Items from a data source:
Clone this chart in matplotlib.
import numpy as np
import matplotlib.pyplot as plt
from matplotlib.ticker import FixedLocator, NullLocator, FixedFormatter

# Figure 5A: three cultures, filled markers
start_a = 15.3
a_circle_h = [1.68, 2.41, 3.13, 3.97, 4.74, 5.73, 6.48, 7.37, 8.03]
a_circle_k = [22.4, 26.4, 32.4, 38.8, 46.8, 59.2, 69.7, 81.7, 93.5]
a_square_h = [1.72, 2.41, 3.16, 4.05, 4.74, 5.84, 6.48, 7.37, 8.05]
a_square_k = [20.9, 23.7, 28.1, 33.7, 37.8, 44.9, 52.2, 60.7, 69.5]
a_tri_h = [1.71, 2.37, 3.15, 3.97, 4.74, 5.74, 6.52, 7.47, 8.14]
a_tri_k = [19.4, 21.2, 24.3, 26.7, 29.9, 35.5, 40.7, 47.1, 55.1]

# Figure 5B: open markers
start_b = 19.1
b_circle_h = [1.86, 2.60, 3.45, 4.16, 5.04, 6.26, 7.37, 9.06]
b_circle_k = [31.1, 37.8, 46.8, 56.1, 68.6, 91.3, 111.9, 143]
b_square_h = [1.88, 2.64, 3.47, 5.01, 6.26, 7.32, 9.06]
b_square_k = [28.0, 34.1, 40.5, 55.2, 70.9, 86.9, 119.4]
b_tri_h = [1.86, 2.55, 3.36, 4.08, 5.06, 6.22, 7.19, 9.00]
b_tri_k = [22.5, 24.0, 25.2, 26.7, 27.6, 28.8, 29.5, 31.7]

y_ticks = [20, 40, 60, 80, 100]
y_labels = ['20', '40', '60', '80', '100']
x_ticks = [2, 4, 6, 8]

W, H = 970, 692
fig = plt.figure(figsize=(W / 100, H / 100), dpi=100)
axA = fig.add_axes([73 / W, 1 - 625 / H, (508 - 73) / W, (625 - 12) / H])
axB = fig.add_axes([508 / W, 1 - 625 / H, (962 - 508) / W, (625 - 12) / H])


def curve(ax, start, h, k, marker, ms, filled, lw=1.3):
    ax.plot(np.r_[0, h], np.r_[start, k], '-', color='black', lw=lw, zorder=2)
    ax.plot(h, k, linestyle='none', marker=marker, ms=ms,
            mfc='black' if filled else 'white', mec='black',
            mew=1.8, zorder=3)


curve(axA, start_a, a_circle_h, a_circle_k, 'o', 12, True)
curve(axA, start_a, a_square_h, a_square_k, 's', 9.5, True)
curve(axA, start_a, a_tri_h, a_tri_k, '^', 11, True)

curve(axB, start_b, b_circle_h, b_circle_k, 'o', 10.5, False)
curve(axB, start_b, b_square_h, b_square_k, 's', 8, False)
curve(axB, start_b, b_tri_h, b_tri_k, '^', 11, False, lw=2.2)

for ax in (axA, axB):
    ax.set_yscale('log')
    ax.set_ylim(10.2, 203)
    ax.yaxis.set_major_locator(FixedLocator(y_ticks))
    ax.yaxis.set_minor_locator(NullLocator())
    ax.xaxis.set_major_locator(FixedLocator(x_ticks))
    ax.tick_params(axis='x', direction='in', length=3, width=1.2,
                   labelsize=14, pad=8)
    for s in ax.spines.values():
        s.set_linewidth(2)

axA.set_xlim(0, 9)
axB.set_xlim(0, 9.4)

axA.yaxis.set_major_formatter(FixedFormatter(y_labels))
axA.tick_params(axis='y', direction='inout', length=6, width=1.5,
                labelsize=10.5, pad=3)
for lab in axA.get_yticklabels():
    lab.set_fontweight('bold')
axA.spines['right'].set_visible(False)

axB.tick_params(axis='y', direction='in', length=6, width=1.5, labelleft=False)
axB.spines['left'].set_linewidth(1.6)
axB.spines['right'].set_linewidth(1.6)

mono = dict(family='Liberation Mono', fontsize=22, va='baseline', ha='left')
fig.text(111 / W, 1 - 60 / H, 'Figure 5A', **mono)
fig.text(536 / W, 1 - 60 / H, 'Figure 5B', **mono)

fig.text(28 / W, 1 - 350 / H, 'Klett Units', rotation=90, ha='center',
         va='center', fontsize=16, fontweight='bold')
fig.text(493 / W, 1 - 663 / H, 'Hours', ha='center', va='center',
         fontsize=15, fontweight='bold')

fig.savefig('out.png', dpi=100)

--

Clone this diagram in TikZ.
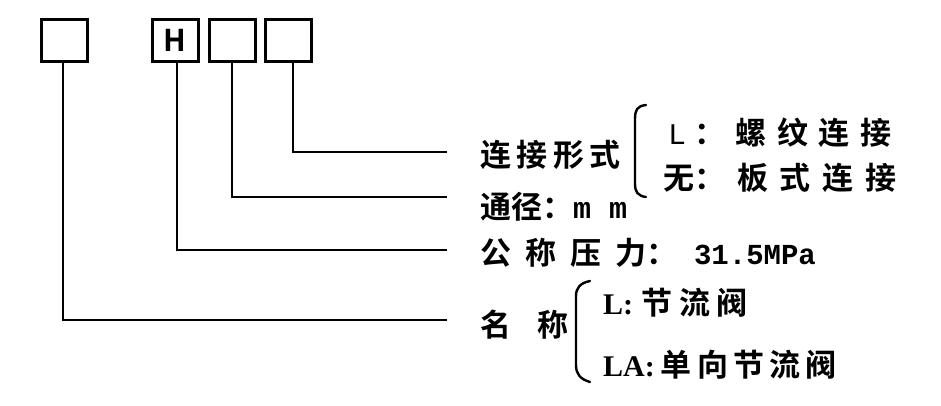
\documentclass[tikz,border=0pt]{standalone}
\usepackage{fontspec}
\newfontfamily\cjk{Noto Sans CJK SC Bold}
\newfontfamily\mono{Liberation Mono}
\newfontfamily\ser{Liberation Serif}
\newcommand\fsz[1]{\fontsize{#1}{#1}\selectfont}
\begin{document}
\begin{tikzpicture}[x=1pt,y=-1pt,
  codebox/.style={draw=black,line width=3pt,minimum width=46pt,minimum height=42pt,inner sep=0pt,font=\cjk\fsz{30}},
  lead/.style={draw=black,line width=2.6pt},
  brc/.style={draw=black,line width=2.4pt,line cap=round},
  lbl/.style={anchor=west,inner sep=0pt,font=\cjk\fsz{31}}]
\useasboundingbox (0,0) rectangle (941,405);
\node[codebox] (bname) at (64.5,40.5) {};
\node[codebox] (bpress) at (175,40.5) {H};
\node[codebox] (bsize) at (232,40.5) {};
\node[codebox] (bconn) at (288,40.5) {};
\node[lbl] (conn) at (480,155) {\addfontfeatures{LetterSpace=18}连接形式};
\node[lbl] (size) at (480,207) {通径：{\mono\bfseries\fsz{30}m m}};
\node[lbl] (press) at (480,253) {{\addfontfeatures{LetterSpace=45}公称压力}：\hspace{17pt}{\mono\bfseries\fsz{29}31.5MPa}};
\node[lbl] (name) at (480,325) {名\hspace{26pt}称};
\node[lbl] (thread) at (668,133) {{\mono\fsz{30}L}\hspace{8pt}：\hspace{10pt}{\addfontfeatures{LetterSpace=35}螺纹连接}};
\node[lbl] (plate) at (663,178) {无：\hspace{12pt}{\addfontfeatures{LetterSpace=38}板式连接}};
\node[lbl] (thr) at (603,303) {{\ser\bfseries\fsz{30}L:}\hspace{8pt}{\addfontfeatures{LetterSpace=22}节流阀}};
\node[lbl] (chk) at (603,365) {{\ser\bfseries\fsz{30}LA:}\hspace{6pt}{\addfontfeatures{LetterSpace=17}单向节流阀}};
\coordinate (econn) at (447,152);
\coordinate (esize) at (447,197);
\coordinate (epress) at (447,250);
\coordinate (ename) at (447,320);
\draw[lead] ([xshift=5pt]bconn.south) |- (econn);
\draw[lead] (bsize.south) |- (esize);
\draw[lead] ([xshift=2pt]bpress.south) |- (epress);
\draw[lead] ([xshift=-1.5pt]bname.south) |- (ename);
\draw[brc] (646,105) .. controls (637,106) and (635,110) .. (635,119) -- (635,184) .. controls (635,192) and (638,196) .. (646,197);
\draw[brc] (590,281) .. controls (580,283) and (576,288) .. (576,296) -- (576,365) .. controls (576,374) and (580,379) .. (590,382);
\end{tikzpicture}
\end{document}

* _To be done_
In the listing above, find the line containing "Clone this chart in matplotlib." and the line containing "from matplotlib.ticker import", then quote both, plus every line between them, exactly as written.

* _Solved exercise_
Clone this chart in matplotlib.
import numpy as np
import matplotlib.pyplot as plt
from matplotlib.ticker import FixedLocator, NullLocator, FixedFormatter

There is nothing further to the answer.